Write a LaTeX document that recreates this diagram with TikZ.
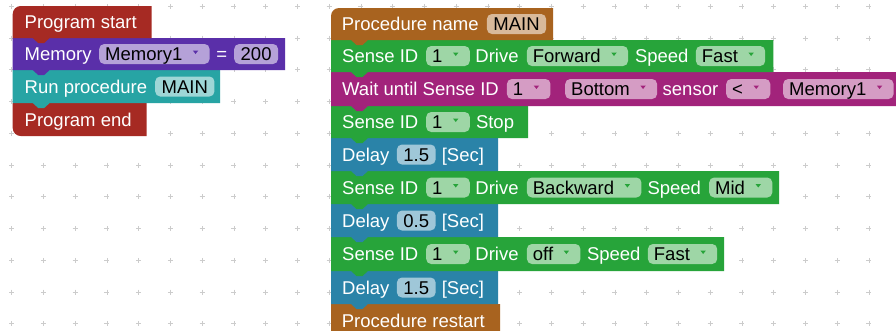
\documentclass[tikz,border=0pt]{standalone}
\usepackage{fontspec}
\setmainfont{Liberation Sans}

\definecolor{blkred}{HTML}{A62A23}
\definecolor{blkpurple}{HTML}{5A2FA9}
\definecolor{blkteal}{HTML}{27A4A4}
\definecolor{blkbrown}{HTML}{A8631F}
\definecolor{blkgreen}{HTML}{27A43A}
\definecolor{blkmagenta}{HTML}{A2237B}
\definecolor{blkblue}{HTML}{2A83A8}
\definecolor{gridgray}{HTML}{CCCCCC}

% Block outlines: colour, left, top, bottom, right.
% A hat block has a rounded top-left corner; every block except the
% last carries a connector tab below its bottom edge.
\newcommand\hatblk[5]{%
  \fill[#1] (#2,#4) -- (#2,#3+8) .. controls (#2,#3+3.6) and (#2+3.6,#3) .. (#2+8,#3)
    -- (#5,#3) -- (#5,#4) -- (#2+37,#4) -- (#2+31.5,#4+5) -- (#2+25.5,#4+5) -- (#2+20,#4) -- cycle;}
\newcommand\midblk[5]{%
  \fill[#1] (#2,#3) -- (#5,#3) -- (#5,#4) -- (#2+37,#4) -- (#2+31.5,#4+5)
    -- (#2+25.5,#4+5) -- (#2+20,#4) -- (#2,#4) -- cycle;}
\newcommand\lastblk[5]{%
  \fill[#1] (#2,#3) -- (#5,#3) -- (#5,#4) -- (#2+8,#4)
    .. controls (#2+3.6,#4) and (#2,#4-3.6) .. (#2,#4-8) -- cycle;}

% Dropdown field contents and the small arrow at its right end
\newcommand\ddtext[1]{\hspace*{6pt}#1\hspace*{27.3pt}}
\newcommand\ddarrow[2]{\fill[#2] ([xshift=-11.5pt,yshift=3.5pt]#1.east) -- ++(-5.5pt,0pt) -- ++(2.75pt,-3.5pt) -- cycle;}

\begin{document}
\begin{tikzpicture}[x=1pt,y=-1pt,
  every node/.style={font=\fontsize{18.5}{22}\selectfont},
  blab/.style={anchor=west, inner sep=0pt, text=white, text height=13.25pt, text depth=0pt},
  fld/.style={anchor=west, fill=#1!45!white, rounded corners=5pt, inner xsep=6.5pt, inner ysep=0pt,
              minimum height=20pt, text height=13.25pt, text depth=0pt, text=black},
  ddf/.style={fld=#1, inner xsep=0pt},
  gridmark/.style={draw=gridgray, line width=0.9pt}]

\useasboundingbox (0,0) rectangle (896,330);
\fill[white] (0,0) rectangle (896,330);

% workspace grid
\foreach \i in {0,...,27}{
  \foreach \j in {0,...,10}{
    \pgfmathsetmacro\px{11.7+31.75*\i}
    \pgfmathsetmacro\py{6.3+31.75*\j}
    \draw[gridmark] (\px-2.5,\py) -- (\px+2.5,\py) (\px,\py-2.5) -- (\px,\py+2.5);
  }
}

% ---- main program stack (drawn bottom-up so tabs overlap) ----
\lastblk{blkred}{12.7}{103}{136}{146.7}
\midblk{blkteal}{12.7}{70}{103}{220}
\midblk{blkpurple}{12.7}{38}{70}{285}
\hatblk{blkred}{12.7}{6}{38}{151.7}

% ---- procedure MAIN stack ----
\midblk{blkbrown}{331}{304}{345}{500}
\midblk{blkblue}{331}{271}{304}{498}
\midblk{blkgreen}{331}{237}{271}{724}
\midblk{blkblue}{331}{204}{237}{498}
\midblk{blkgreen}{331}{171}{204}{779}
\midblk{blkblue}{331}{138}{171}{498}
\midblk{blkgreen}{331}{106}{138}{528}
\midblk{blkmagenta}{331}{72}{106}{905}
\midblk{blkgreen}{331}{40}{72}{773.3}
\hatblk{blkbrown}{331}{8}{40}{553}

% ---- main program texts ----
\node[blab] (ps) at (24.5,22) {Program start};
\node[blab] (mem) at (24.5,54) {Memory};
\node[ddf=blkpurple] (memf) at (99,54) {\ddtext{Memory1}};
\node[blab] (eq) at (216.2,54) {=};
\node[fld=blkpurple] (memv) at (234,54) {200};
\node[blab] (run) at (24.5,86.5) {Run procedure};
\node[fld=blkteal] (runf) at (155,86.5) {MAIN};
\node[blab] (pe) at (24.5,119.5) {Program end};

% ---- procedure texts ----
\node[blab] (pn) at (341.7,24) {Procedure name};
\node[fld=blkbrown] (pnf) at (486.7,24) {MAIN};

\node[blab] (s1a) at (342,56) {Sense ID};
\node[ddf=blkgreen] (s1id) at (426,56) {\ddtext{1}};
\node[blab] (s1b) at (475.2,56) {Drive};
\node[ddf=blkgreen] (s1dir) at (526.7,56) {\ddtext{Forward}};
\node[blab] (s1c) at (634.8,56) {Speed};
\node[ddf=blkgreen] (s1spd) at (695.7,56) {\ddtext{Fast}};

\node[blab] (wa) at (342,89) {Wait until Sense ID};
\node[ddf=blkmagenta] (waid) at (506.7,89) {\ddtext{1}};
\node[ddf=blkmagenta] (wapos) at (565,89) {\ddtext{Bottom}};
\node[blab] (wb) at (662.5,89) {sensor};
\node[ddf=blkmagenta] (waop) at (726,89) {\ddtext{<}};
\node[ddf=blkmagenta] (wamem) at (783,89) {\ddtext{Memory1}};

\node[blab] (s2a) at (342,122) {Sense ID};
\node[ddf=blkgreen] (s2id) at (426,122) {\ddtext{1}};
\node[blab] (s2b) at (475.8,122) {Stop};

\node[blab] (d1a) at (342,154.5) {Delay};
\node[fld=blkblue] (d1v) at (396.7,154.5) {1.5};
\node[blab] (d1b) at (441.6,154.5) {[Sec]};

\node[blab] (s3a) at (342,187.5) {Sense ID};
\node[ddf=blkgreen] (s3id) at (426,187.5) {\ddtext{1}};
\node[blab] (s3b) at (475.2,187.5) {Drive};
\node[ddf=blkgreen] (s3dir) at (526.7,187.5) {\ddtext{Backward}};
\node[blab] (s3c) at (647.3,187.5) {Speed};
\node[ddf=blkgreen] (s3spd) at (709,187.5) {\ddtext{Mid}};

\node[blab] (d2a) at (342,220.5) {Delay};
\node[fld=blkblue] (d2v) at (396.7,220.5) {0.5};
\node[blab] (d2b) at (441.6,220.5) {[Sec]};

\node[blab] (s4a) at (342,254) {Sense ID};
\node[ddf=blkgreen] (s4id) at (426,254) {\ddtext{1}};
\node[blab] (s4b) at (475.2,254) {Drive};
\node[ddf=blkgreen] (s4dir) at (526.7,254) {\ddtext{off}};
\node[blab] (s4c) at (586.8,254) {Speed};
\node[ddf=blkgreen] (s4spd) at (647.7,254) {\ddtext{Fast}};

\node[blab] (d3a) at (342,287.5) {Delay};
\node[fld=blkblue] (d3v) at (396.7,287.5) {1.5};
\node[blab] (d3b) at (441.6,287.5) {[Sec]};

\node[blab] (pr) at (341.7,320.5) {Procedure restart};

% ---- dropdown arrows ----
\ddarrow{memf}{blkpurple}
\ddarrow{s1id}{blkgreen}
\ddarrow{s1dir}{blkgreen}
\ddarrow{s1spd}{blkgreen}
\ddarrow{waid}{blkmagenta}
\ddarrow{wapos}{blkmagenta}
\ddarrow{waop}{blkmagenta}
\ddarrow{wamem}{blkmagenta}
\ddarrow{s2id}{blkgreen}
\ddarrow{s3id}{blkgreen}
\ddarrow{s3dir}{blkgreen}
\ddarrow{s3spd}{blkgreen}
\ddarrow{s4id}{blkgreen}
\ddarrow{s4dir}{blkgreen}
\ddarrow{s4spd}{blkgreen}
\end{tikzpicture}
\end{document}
■ ■ ■ ■ ■
▶ **Problem**
From the first line of the material down to the line containing "controls (#2+3.6,#4) and", inclusive, return each line exactly, skipping any picture.

▶ **Final result**
Write a LaTeX document that recreates this diagram with TikZ.
\documentclass[tikz,border=0pt]{standalone}
\usepackage{fontspec}
\setmainfont{Liberation Sans}

\definecolor{blkred}{HTML}{A62A23}
\definecolor{blkpurple}{HTML}{5A2FA9}
\definecolor{blkteal}{HTML}{27A4A4}
\definecolor{blkbrown}{HTML}{A8631F}
\definecolor{blkgreen}{HTML}{27A43A}
\definecolor{blkmagenta}{HTML}{A2237B}
\definecolor{blkblue}{HTML}{2A83A8}
\definecolor{gridgray}{HTML}{CCCCCC}

% Block outlines: colour, left, top, bottom, right.
% A hat block has a rounded top-left corner; every block except the
% last carries a connector tab below its bottom edge.
\newcommand\hatblk[5]{%
  \fill[#1] (#2,#4) -- (#2,#3+8) .. controls (#2,#3+3.6) and (#2+3.6,#3) .. (#2+8,#3)
    -- (#5,#3) -- (#5,#4) -- (#2+37,#4) -- (#2+31.5,#4+5) -- (#2+25.5,#4+5) -- (#2+20,#4) -- cycle;}
\newcommand\midblk[5]{%
  \fill[#1] (#2,#3) -- (#5,#3) -- (#5,#4) -- (#2+37,#4) -- (#2+31.5,#4+5)
    -- (#2+25.5,#4+5) -- (#2+20,#4) -- (#2,#4) -- cycle;}
\newcommand\lastblk[5]{%
  \fill[#1] (#2,#3) -- (#5,#3) -- (#5,#4) -- (#2+8,#4)
    .. controls (#2+3.6,#4) and (#2,#4-3.6) .. (#2,#4-8) -- cycle;}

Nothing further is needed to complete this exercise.